People tell me that I can be stubborn. They tell me about how I'll staunchly defend my views and values, how I'll spend hours on end focused on a single job in mind, not relenting until I finish. They wonder how I can go at such arduous tasks without having my spirits broken. The answer is simple: I always remind myself of the reason I indulge myself in these processes, of the rewards and spoils that await me on the other side of the dark and dreary tunnel of work and procedure.
During my freshman year, I was part of the school's winter drumline. People that I worked with came for the process, trying to ease the pressure of attaining the intended goal, and losing sight of the goal they had signed up for. But not me. I whacked long and hard on my vibraphone until my hands were sore, whacked until I had some blisters popping up, whacked until I had to cover my fingers in Band-Aids, then whacked until the rehearsal ended. That year, we were so close to getting a taste of finals at the national event. The few hours spent on the charter bus afterwards stuck to me: people sobbed, people glared in anger, people stared vacantly in denial. But not me. I didn't let this "defeat" deter me from getting better. So, I put that year as part of the process and worked on helping others remember their goals.
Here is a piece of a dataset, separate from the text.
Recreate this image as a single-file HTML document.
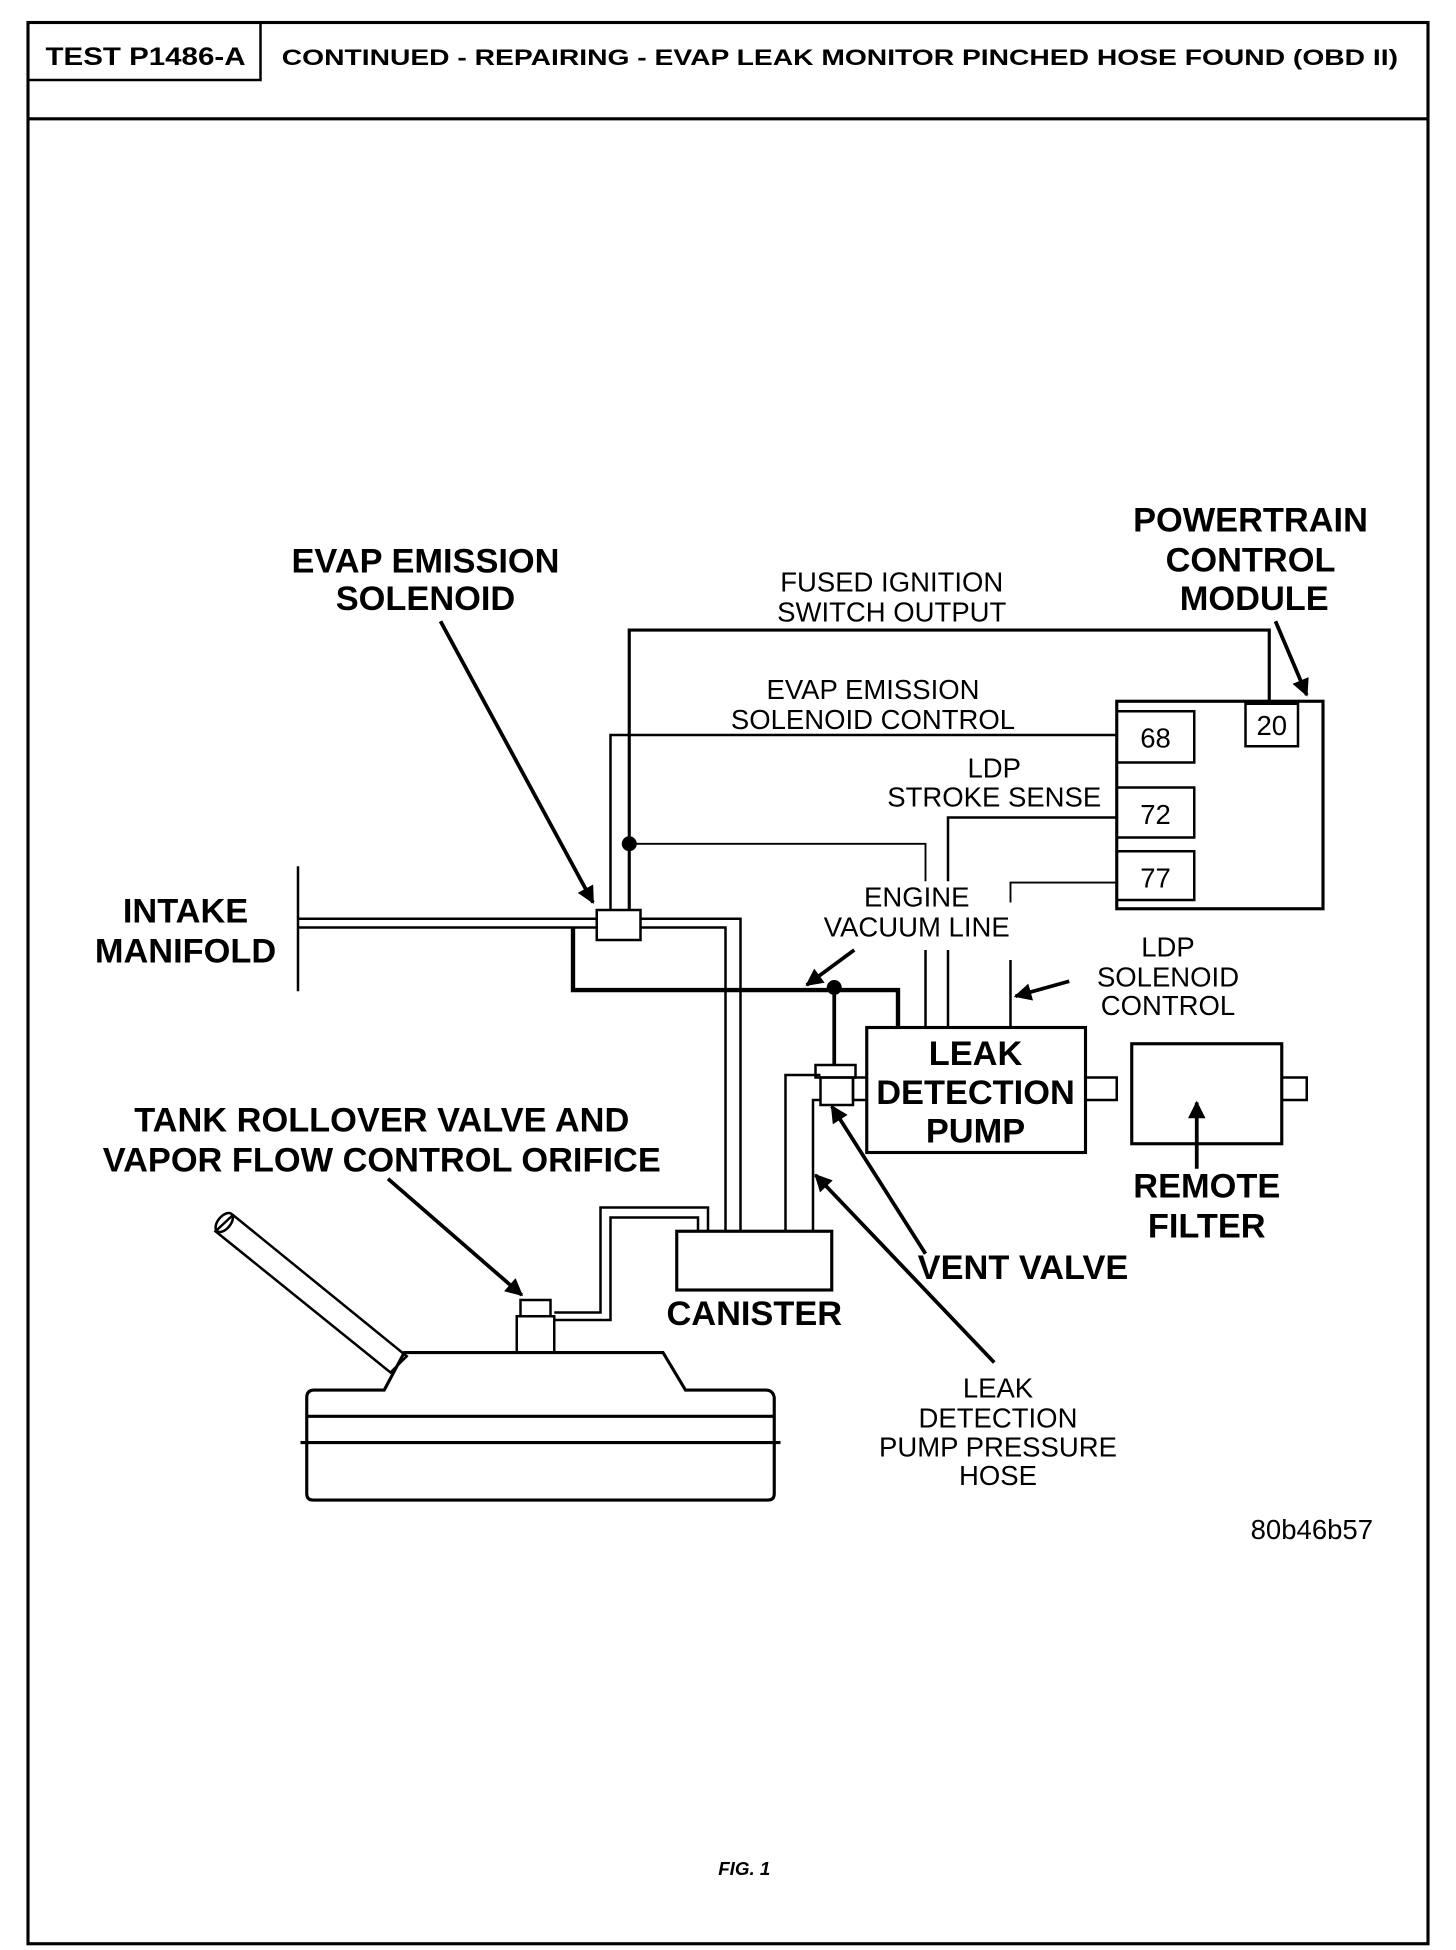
<!DOCTYPE html>
<html><head><meta charset="utf-8"><style>
html,body{margin:0;padding:0;background:#fff}
svg{display:block}
text{font-family:"Liberation Sans",sans-serif;fill:#000}
.b{font-weight:bold;font-size:27.5px}
.r{font-size:22px}
</style></head><body>
<svg width="1456" height="1950" viewBox="0 0 1164 1560" xmlns="http://www.w3.org/2000/svg">
<defs>
<marker id="A" viewBox="0 0 10 10" markerWidth="16" markerHeight="14" refX="9" refY="5" orient="auto" markerUnits="userSpaceOnUse"><path d="M0,0 L10,5 L0,10 Z" fill="#000"/></marker></defs>
<g fill="none" stroke="#000">
<rect x="22" y="18" width="1120" height="1537" stroke-width="2.5"/>
<line x1="22" y1="95" x2="1142" y2="95" stroke-width="2.5"/>
<polyline points="22,64 208,64 208,18" stroke-width="2"/>
<polyline points="503,728 503,504 1015,504 1015,563" stroke-width="2.5"/>
<polyline points="488,728 488,588 893,588" stroke-width="2"/>
<polyline points="503,675 740,675 740,705" stroke-width="1.5"/>
<line x1="740" y1="760" x2="740" y2="822" stroke-width="2"/>
<polyline points="758,705 758,654 893,654" stroke-width="2"/>
<line x1="758" y1="760" x2="758" y2="822" stroke-width="2"/>
<polyline points="808,722 808,706 893,706" stroke-width="1.5"/>
<line x1="808" y1="768" x2="808" y2="822" stroke-width="2"/>
<rect x="893" y="561" width="165" height="166" stroke-width="2.5"/>
<rect x="893" y="569" width="62" height="41" stroke-width="2"/>
<rect x="996" y="563" width="42" height="34" stroke-width="2"/>
<rect x="893" y="630" width="62" height="40" stroke-width="2"/>
<rect x="893" y="681" width="62" height="39" stroke-width="2"/>
<line x1="238" y1="693" x2="238" y2="793" stroke-width="2"/>
<line x1="238" y1="735" x2="477" y2="735" stroke-width="2"/>
<line x1="238" y1="742" x2="477" y2="742" stroke-width="2"/>
<rect x="477" y="728" width="35" height="24" stroke-width="2"/>
<polyline points="512,735 592,735 592,985" stroke-width="2"/>
<polyline points="512,742 580,742 580,985" stroke-width="2"/>
<polyline points="458,742 458,792 718,792 718,822" stroke-width="3.5"/>
<line x1="667" y1="790" x2="667" y2="852" stroke-width="3"/>
<rect x="652" y="852" width="32" height="10" stroke-width="2"/>
<rect x="656" y="862" width="26" height="22" stroke-width="2"/>
<rect x="682" y="862" width="11" height="18" stroke-width="2"/>
<polyline points="628,985 628,860 656,860" stroke-width="2"/>
<polyline points="650,985 650,880 656,880" stroke-width="2"/>
<rect x="693" y="822" width="175" height="100" stroke-width="2.5"/>
<rect x="868" y="862" width="25" height="18" stroke-width="2"/>
<rect x="905" y="835" width="120" height="80" stroke-width="2.5"/>
<rect x="1025" y="862" width="20" height="18" stroke-width="2"/>
<rect x="541" y="985" width="124" height="47" stroke-width="2.5"/>
<polyline points="443,1050 480,1050 480,966 566,966 566,985" stroke-width="2"/>
<polyline points="443,1056 488,1056 488,974 558,974 558,985" stroke-width="2"/>
<rect x="413" y="1053" width="30" height="29" stroke-width="2"/>
<rect x="416" y="1040" width="24" height="13" stroke-width="2"/>
<path d="M323,1082 L530,1082 L548,1112 L612,1112 Q618,1112 619,1118 L619,1195 Q619,1200 614,1200 L250,1200 Q245,1200 245,1195 L245,1118 Q245,1112 251,1112 L307,1112 Z" stroke-width="2.5"/>
<line x1="245" y1="1133" x2="619" y2="1133" stroke-width="2.5"/>
<line x1="240" y1="1154" x2="624" y2="1154" stroke-width="2.5"/>
<polygon points="172,985 186,972 325,1085 312,1098" stroke-width="2"/>
<ellipse cx="179" cy="978" rx="5" ry="9" transform="rotate(40 179 978)" stroke-width="2"/>
</g>
<circle cx="503" cy="675" r="6"/>
<circle cx="667" cy="790" r="6"/>
<g stroke="#000" stroke-width="3" fill="none" marker-end="url(#A)">
<line x1="352" y1="497" x2="474" y2="722"/>
<line x1="1020" y1="497" x2="1045" y2="556"/>
<line x1="683" y1="760" x2="645" y2="788"/>
<line x1="855" y1="785" x2="812" y2="797"/>
<line x1="740" y1="1003" x2="665" y2="885"/>
<line x1="795" y1="1090" x2="652" y2="940"/>
<line x1="957" y1="935" x2="957" y2="882"/>
<line x1="310" y1="943" x2="417" y2="1036"/>
</g>
<text x="36" y="52" style="font-weight:bold;font-size:20px" textLength="160" lengthAdjust="spacingAndGlyphs">TEST P1486-A</text>
<text x="225" y="52" style="font-weight:bold;font-size:18px" textLength="893" lengthAdjust="spacingAndGlyphs">CONTINUED - REPAIRING - EVAP LEAK MONITOR PINCHED HOSE FOUND (OBD II)</text>
<g class="b" text-anchor="middle">
<text x="340" y="458">EVAP EMISSION</text><text x="340" y="488">SOLENOID</text>
<text x="1000" y="425">POWERTRAIN</text><text x="1000" y="457">CONTROL</text><text x="1003" y="488">MODULE</text>
<text x="148" y="738">INTAKE</text><text x="148" y="770">MANIFOLD</text>
<text x="305" y="905">TANK ROLLOVER VALVE AND</text><text x="305" y="937">VAPOR FLOW CONTROL ORIFICE</text>
<text x="965" y="958">REMOTE</text><text x="965" y="990">FILTER</text>
<text x="603" y="1060">CANISTER</text>
<text x="780" y="852">LEAK</text><text x="780" y="883">DETECTION</text><text x="780" y="914">PUMP</text>
<text x="818" y="1023">VENT VALVE</text>
</g>
<g class="r" text-anchor="middle">
<text x="713" y="473">FUSED IGNITION</text><text x="713" y="497">SWITCH OUTPUT</text>
<text x="698" y="559">EVAP EMISSION</text><text x="698" y="583">SOLENOID CONTROL</text>
<text x="795" y="622">LDP</text><text x="795" y="645">STROKE SENSE</text>
<text x="733" y="725">ENGINE</text><text x="733" y="749">VACUUM LINE</text>
<text x="934" y="765">LDP</text><text x="934" y="789">SOLENOID</text><text x="934" y="812">CONTROL</text>
<text x="798" y="1118">LEAK</text><text x="798" y="1142">DETECTION</text><text x="798" y="1165">PUMP PRESSURE</text><text x="798" y="1188">HOSE</text>
<text x="924" y="598">68</text><text x="1017" y="588">20</text><text x="924" y="659">72</text><text x="924" y="710">77</text>
</g>
<text x="1098" y="1231" text-anchor="end" style="font-size:22px">80b46b57</text>
<text x="595" y="1500" text-anchor="middle" style="font-size:15px;font-weight:bold;font-style:italic">FIG. 1</text>
</svg>
</body></html>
The following season, I shared the thrill of my ensemble when we heard we had become finalists. We wouldn't have been able to attain it a year ago. Not when we neglected the process.
Today, I help as a leader to get others through their processes. I remind them to respect the process, to always keep their goal in mind. As for me, I never stopped marching, never broke out of attention. My head is still up and my eyes are full of conviction, still gazing out into the horizon. My legs keep moving and my toes stay pointed upwards, and still I march forward.